Others understand that building software much more akin to growing a garden. You have a rough idea of what you want your garden to look like – big plants up the back, smaller plants up the front and so on – but realise that, other than a few rough high-level decisions, you can’t predict exactly how the garden will turn out.
Gardening is an ongoing, organic process, and putting too much thought and effort into minute details at the beginning of this journey is a waste of energy. At the end, our gardens seldom look like what we first imagined them to be.
When building software, we start off in a similar general direction: we watch it, learn from it and guide it. And just like a garden, software can take us in completely unexpected directions and to unforeseen destinations.

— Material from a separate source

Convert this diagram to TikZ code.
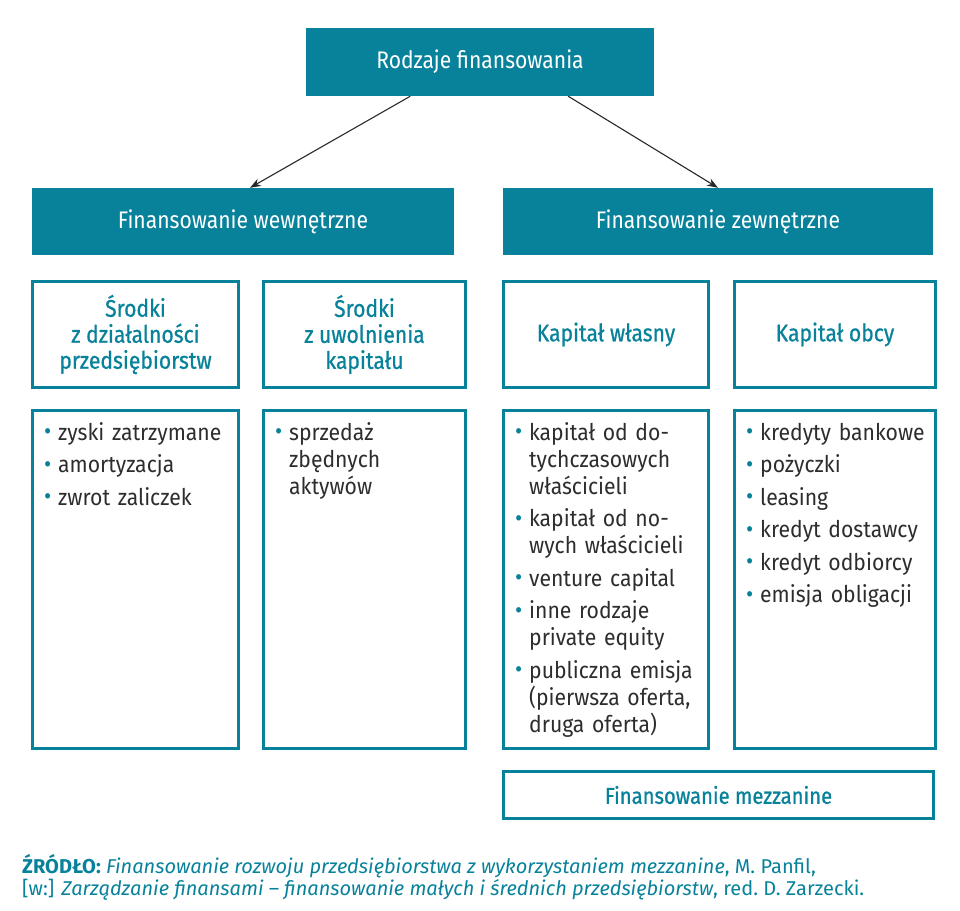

Planning a garden is very different to the way we plan building a house. Because of its unpredictability, a very flexible foundation needs to be laid to cater for an evolving system.
Software similarly needs ongoing care. We keep our software system healthy by constantly cleaning and removing unnecessary complexities, the same way we prune our plants and remove any weeds.
The thing is, software has always been soft. Only our rigid traditional processes have made it seem hard.
As an industry, we need to get better at explaining these differences and teaching our customers that software is organic and alive. Let's remind them creating software is a fluid journey, and let’s all start to grow happy, healthy and – most importantly – efficient software systems together.
The gardening metaphor was introduced by visionaries Andy Hunt and Dave Thomas in their seminal book, The Pragmatic Programmer.